Job:
From the first line of the listing below, retype each line up to and including the one with "PieChart, Pie, Legend"; pictures stay out.

Data for this exercise:
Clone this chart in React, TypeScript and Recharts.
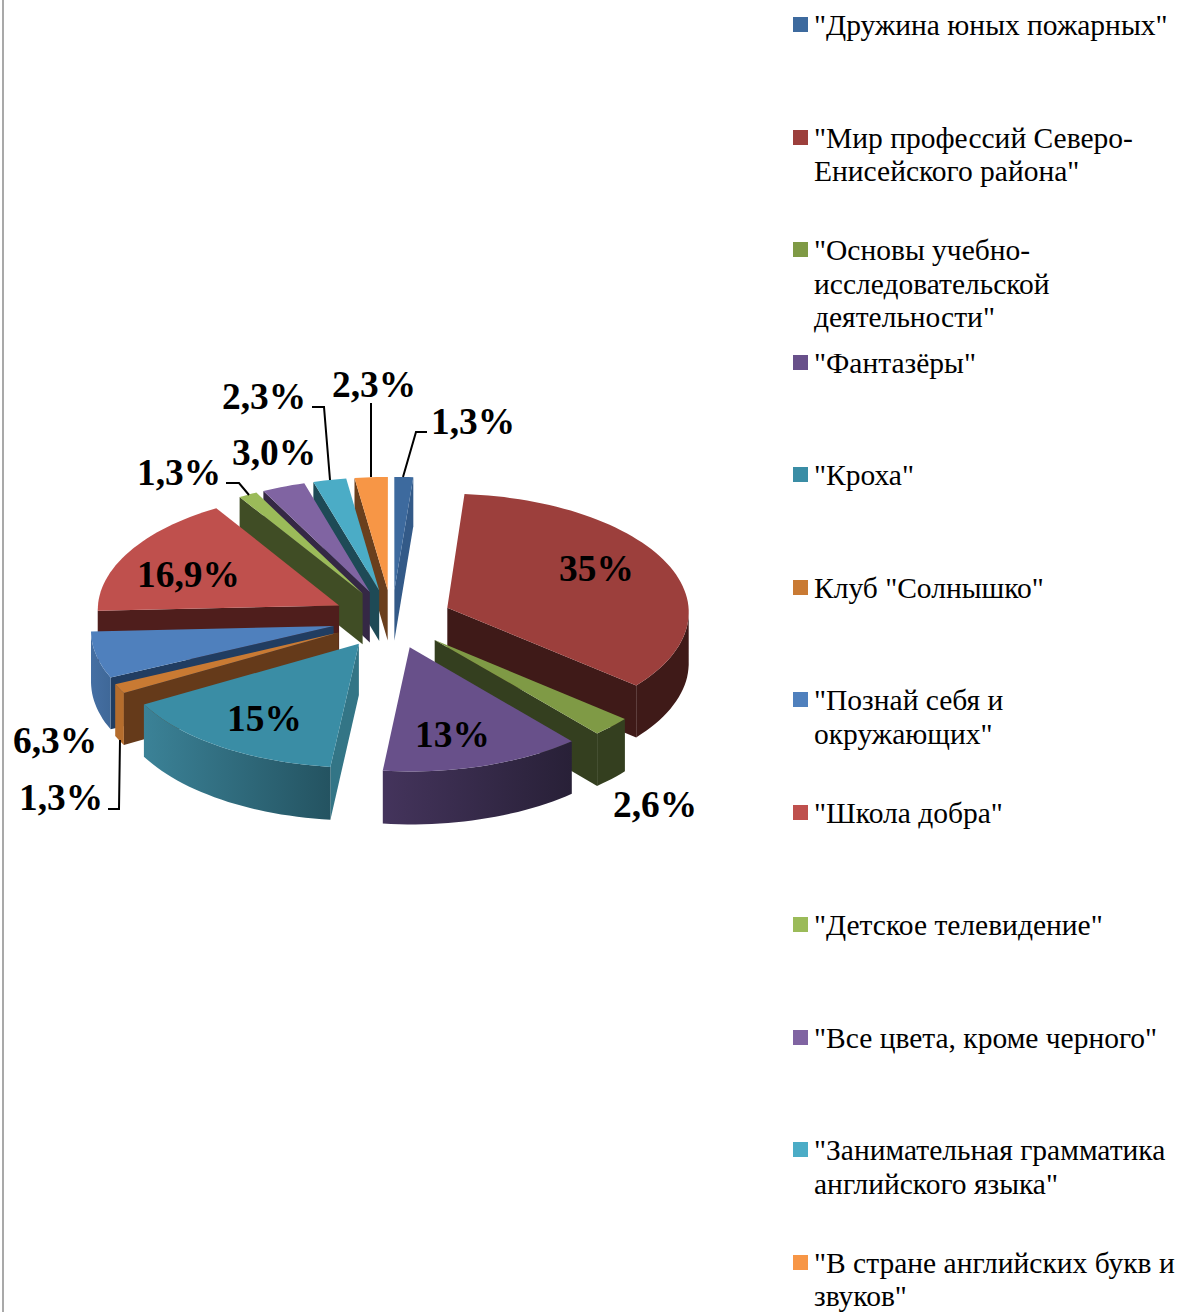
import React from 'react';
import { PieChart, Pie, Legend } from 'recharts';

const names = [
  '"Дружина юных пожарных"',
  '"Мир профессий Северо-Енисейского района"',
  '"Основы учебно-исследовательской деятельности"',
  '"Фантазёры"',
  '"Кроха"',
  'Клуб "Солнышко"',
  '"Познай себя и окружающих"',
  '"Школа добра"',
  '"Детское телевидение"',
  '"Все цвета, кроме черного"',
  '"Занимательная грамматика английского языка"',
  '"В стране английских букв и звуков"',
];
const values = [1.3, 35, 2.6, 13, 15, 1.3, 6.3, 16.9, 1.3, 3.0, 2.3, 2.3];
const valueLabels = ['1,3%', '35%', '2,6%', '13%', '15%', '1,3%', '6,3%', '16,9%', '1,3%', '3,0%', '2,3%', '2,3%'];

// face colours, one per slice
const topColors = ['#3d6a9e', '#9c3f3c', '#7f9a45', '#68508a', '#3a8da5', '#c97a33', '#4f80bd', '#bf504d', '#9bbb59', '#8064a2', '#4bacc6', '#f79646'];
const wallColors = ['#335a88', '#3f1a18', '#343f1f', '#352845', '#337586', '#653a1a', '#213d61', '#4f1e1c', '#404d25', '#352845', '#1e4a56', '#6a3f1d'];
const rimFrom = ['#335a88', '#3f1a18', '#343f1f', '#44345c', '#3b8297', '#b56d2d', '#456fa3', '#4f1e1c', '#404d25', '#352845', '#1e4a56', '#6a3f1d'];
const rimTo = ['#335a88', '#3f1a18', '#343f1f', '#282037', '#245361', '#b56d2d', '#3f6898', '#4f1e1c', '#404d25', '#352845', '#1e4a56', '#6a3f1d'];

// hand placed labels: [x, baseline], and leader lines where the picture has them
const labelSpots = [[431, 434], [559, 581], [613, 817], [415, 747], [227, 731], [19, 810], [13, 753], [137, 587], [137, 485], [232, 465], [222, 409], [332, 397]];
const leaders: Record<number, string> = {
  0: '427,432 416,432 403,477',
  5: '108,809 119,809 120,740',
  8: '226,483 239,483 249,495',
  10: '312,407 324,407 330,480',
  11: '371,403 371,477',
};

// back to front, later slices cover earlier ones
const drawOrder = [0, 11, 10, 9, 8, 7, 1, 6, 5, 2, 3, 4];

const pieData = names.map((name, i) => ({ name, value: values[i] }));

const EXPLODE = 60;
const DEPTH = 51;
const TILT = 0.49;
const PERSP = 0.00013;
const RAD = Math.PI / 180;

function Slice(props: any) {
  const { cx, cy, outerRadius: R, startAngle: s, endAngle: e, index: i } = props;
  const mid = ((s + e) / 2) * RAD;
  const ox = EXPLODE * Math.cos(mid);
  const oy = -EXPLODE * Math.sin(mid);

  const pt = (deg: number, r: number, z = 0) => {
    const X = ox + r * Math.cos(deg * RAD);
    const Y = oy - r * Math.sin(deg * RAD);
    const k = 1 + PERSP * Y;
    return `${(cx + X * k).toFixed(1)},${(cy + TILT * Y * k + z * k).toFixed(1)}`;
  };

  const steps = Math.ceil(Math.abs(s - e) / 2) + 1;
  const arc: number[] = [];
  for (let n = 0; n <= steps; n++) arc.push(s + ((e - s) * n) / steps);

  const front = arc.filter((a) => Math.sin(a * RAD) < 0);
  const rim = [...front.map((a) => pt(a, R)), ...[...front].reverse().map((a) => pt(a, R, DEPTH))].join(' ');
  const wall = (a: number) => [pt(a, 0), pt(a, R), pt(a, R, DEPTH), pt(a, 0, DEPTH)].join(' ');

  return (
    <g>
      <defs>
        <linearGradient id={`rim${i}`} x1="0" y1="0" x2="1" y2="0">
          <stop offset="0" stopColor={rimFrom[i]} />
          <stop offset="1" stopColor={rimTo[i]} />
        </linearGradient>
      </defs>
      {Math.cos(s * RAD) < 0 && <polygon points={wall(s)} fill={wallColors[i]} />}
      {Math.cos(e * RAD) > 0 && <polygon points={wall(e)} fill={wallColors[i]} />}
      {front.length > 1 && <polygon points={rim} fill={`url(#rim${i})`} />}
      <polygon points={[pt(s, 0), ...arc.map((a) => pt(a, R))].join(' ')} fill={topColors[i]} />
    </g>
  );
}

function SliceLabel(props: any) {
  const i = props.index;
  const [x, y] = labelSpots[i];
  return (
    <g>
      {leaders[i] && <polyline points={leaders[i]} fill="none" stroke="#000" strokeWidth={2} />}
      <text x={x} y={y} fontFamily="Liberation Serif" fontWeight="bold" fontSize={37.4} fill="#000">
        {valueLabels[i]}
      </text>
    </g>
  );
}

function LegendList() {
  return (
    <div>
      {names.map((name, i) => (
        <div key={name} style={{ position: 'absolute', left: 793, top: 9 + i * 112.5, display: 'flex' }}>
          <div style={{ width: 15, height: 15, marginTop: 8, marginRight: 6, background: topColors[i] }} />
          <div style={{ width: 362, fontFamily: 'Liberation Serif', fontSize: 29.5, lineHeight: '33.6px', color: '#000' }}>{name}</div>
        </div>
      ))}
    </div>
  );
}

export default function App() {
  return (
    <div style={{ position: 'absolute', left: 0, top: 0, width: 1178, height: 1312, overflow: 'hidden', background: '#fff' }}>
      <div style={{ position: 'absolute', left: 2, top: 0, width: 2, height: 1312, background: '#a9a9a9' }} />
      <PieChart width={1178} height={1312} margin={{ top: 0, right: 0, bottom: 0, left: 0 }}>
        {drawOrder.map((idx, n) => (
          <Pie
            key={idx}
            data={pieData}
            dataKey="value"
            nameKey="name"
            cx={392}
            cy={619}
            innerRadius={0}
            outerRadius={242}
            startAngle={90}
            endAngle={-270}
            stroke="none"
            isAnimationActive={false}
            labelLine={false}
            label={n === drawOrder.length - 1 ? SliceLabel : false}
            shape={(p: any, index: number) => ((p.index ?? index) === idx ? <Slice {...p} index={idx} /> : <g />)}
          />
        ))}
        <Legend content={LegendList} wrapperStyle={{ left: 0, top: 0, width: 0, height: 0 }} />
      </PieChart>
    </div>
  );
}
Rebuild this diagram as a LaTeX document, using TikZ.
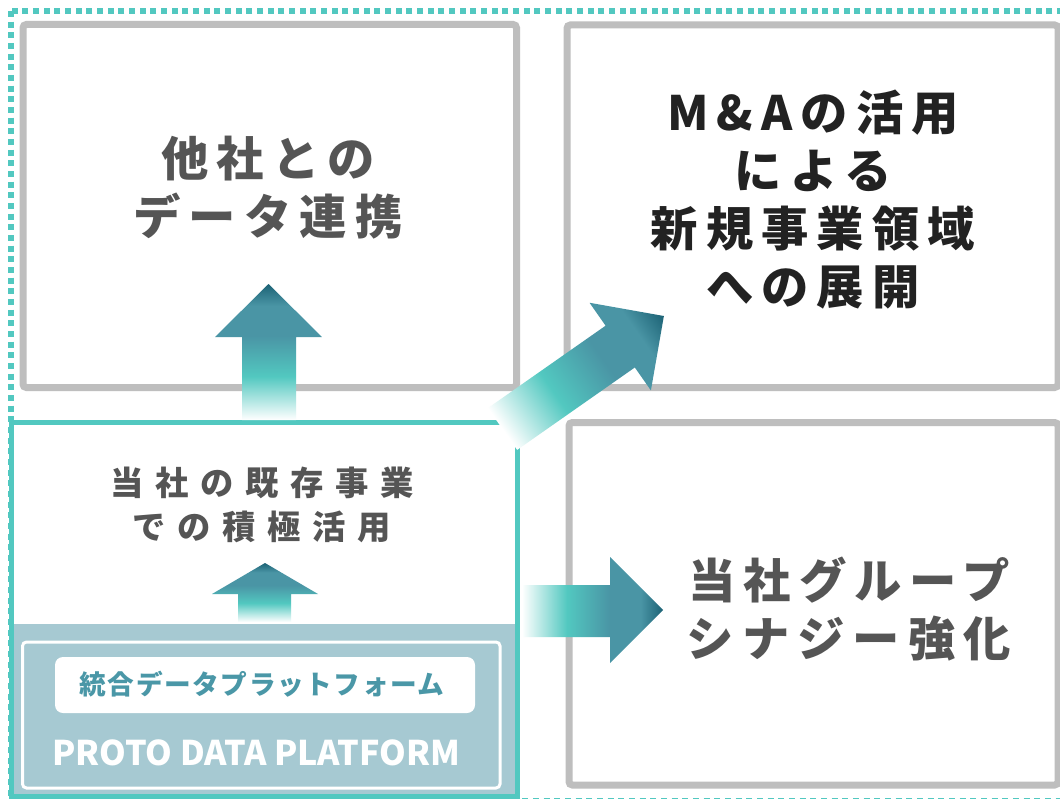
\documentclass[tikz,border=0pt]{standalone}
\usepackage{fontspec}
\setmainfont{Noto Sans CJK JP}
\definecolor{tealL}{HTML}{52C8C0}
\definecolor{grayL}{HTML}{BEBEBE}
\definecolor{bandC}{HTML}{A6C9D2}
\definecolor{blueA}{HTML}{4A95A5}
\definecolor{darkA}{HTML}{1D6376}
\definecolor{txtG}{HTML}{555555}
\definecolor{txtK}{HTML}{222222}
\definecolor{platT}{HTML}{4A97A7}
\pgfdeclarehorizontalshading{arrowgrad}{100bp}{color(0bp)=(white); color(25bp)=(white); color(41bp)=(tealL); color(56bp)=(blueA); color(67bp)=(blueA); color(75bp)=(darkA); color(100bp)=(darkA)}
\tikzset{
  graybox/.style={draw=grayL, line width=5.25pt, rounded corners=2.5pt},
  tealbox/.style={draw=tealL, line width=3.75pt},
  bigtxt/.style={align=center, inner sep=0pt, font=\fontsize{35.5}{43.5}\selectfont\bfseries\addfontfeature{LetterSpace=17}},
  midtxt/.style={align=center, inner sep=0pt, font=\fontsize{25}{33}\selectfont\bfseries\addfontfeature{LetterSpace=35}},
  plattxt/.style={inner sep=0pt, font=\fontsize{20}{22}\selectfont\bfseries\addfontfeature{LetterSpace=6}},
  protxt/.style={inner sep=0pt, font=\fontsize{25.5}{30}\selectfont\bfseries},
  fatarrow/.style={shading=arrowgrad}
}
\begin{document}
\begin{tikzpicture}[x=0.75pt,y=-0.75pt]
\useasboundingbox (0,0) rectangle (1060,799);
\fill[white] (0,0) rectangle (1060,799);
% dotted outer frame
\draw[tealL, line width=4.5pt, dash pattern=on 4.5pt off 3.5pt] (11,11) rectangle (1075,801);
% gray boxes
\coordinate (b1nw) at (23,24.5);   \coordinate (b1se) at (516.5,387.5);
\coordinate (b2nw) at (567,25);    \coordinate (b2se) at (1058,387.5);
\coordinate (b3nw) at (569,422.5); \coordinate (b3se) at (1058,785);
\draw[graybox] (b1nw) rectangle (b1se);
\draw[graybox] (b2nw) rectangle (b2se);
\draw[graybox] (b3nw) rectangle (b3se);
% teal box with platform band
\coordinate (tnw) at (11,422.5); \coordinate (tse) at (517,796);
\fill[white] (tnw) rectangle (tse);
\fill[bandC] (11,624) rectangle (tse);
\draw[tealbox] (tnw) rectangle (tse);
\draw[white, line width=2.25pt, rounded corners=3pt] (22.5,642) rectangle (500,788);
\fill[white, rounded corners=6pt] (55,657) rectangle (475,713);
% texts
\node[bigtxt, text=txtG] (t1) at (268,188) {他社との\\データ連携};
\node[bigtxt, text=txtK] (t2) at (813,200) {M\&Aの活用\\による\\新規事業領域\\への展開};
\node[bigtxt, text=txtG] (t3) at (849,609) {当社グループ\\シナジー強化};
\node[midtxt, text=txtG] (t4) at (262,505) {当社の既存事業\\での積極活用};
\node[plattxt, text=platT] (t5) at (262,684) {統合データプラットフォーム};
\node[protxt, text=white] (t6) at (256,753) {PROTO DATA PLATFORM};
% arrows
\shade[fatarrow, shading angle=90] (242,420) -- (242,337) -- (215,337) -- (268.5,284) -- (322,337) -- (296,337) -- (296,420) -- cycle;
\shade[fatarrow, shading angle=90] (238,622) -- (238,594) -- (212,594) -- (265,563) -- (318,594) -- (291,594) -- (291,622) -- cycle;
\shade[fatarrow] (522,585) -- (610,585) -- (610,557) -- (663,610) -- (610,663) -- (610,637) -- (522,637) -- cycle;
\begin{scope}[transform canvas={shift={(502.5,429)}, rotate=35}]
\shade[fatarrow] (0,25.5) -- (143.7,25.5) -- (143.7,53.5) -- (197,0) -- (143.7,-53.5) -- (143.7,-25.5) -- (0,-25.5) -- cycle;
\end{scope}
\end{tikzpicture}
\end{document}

Exercise solution:
Clone this chart in React, TypeScript and Recharts.
import React from 'react';
import { PieChart, Pie, Legend } from 'recharts';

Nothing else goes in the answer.